--- Start of Material ---

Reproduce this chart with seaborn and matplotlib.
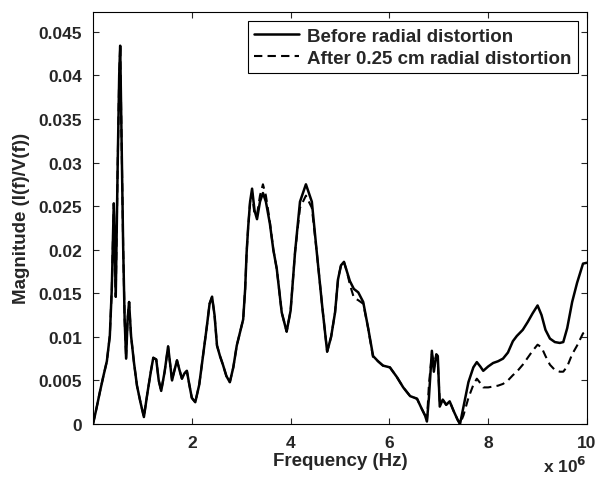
import numpy as np
import pandas as pd
import seaborn as sns
import matplotlib.pyplot as plt

# frequency points (MHz)
freq_mhz = [0.00, 0.07, 0.14, 0.21, 0.28, 0.34, 0.38, 0.42, 0.44, 0.46,
            0.50, 0.53, 0.55, 0.58, 0.61, 0.64, 0.67, 0.70, 0.73, 0.77,
            0.83, 0.89, 0.96, 1.03, 1.10, 1.17, 1.22, 1.28, 1.33, 1.38,
            1.45, 1.52, 1.56, 1.60, 1.65, 1.70, 1.75, 1.80, 1.85, 1.90,
            1.95, 2.00, 2.07, 2.15, 2.22, 2.30, 2.36, 2.41, 2.46, 2.51,
            2.57, 2.63, 2.70, 2.77, 2.84, 2.91, 2.98, 3.04, 3.08, 3.11,
            3.14, 3.18, 3.22, 3.27, 3.32, 3.38, 3.44, 3.50, 3.58, 3.65,
            3.72, 3.82, 3.92, 4.00, 4.09, 4.19, 4.31, 4.43, 4.53, 4.64,
            4.74, 4.82, 4.90, 4.96, 5.02, 5.08, 5.14, 5.20, 5.28, 5.37,
            5.47, 5.57, 5.67, 5.77, 5.87, 6.01, 6.15, 6.28, 6.42, 6.56,
            6.65, 6.72, 6.76, 6.80, 6.86, 6.90, 6.95, 6.98, 7.02, 7.08,
            7.15, 7.22, 7.30, 7.38, 7.43, 7.50, 7.60, 7.70, 7.77, 7.84,
            7.90, 8.00, 8.10, 8.20, 8.30, 8.40, 8.50, 8.58, 8.70, 8.80,
            8.90, 9.00, 9.08, 9.16, 9.25, 9.35, 9.45, 9.52, 9.60, 9.70,
            9.80, 9.92, 10.00]

# Before radial distortion (solid)
before = [0.0000, 0.0018, 0.0037, 0.0055, 0.0072, 0.0101, 0.0155, 0.0253, 0.0200, 0.0146,
          0.0300, 0.0400, 0.0434, 0.0320, 0.0204, 0.0120, 0.0075, 0.0120, 0.0140, 0.0101,
          0.0070, 0.0044, 0.0025, 0.0008, 0.0035, 0.0060, 0.0076, 0.0074, 0.0050, 0.0038,
          0.0060, 0.0089, 0.0070, 0.0050, 0.0062, 0.0073, 0.0062, 0.0052, 0.0058, 0.0061,
          0.0045, 0.0030, 0.0025, 0.0045, 0.0075, 0.0110, 0.0138, 0.0146, 0.0125, 0.0090,
          0.0078, 0.0068, 0.0055, 0.0048, 0.0065, 0.0090, 0.0106, 0.0120, 0.0155, 0.0197,
          0.0225, 0.0255, 0.0270, 0.0245, 0.0235, 0.0255, 0.0265, 0.0255, 0.0230, 0.0200,
          0.0178, 0.0128, 0.0106, 0.0130, 0.0197, 0.0255, 0.0275, 0.0255, 0.0197, 0.0135,
          0.0083, 0.0100, 0.0128, 0.0166, 0.0182, 0.0186, 0.0175, 0.0164, 0.0155, 0.0151,
          0.0140, 0.0110, 0.0078, 0.0072, 0.0067, 0.0065, 0.0054, 0.0042, 0.0032, 0.0029,
          0.0018, 0.0010, 0.0003, 0.0030, 0.0084, 0.0060, 0.0080, 0.0078, 0.0020, 0.0028,
          0.0022, 0.0026, 0.0015, 0.0005, 0.0000, 0.0020, 0.0048, 0.0065, 0.0071, 0.0066,
          0.0061, 0.0066, 0.0070, 0.0072, 0.0075, 0.0082, 0.0095, 0.0101, 0.0108, 0.0117,
          0.0127, 0.0136, 0.0125, 0.0108, 0.0098, 0.0094, 0.0093, 0.0094, 0.0110, 0.0140,
          0.0162, 0.0184, 0.0185]

# After 0.25 cm radial distortion (dashed)
after = [0.0000, 0.0018, 0.0037, 0.0055, 0.0072, 0.0101, 0.0155, 0.0253, 0.0200, 0.0146,
         0.0300, 0.0400, 0.0434, 0.0320, 0.0204, 0.0120, 0.0075, 0.0120, 0.0140, 0.0101,
         0.0070, 0.0044, 0.0025, 0.0008, 0.0035, 0.0060, 0.0076, 0.0074, 0.0050, 0.0038,
         0.0060, 0.0089, 0.0070, 0.0050, 0.0062, 0.0073, 0.0062, 0.0052, 0.0058, 0.0061,
         0.0045, 0.0030, 0.0025, 0.0045, 0.0075, 0.0110, 0.0138, 0.0146, 0.0125, 0.0090,
         0.0078, 0.0068, 0.0055, 0.0048, 0.0065, 0.0090, 0.0106, 0.0120, 0.0155, 0.0197,
         0.0225, 0.0255, 0.0265, 0.0240, 0.0240, 0.0262, 0.0275, 0.0262, 0.0232, 0.0200,
         0.0178, 0.0128, 0.0106, 0.0130, 0.0197, 0.0248, 0.0262, 0.0248, 0.0197, 0.0135,
         0.0083, 0.0100, 0.0128, 0.0166, 0.0182, 0.0186, 0.0175, 0.0160, 0.0145, 0.0142,
         0.0138, 0.0110, 0.0076, 0.0072, 0.0067, 0.0065, 0.0054, 0.0042, 0.0032, 0.0029,
         0.0018, 0.0010, 0.0003, 0.0045, 0.0080, 0.0070, 0.0078, 0.0070, 0.0025, 0.0028,
         0.0022, 0.0026, 0.0015, 0.0005, 0.0000, 0.0010, 0.0030, 0.0045, 0.0052, 0.0047,
         0.0042, 0.0042, 0.0043, 0.0044, 0.0046, 0.0050, 0.0056, 0.0060, 0.0068, 0.0076,
         0.0084, 0.0091, 0.0088, 0.0078, 0.0068, 0.0062, 0.0060, 0.0060, 0.0066, 0.0080,
         0.0090, 0.0104, 0.0107]

xtick_vals = [2e6, 4e6, 6e6, 8e6, 10e6]
xtick_labels = ['2', '4', '6', '8', '10']
ytick_vals = [0, 0.005, 0.01, 0.015, 0.02, 0.025, 0.03, 0.035, 0.04, 0.045]
ytick_labels = ['0', '0.005', '0.01', '0.015', '0.02', '0.025', '0.03', '0.035', '0.04', '0.045']

freq_hz = np.array(freq_mhz) * 1e6
df = pd.DataFrame({'freq': freq_hz, 'before': before, 'after': after})

sns.set_style('ticks')
plt.rcParams['font.family'] = ['Liberation Sans', 'DejaVu Sans']
plt.rcParams['font.weight'] = 'bold'

fig = plt.figure(figsize=(6.06, 4.85), dpi=100)
ax = fig.add_axes([0.1535, 0.1237, 0.8151, 0.8501])

sns.lineplot(data=df, x='freq', y='before', ax=ax, color='black', linewidth=1.8,
             label='Before radial distortion')
sns.lineplot(data=df, x='freq', y='after', ax=ax, color='black', linewidth=1.5,
             linestyle=(0, (4, 2.5)), label='After 0.25 cm radial distortion')

ax.set_xlim(0, 1e7)
ax.set_ylim(0, 0.0473)
ax.set_xticks(xtick_vals)
ax.set_xticklabels(xtick_labels)
ax.set_yticks(ytick_vals)
ax.set_yticklabels(ytick_labels)

ax.set_xlabel('Frequency (Hz)', fontsize=13.5, fontweight='bold', labelpad=1)
ax.set_ylabel('Magnitude (I(f)/V(f))', fontsize=13.5, fontweight='bold', labelpad=6)
ax.text(0.955, -0.075, r'x 10$^{6}$', transform=ax.transAxes, ha='center', va='top',
        fontsize=12.5, fontweight='bold')

# matlab style: ticks inside, on all four sides
ax.tick_params(axis='both', which='both', direction='in', top=True, right=True,
               labelsize=12.5, length=4, width=0.8, pad=8)
for s in ax.spines.values():
    s.set_linewidth(0.8)
    s.set_color('black')

leg = ax.legend(loc='upper right', fontsize=13.5, frameon=True, fancybox=False,
                edgecolor='black', framealpha=1, handlelength=2.4,
                borderaxespad=0.5, borderpad=0.35, labelspacing=0.25, handletextpad=0.4)
leg.get_frame().set_linewidth(0.8)

fig.savefig('out.png', dpi=100)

--- End of Material ---

Required work:
Return every line above that contains the word "seaborn".

Output for this exercise:
Reproduce this chart with seaborn and matplotlib.
import seaborn as sns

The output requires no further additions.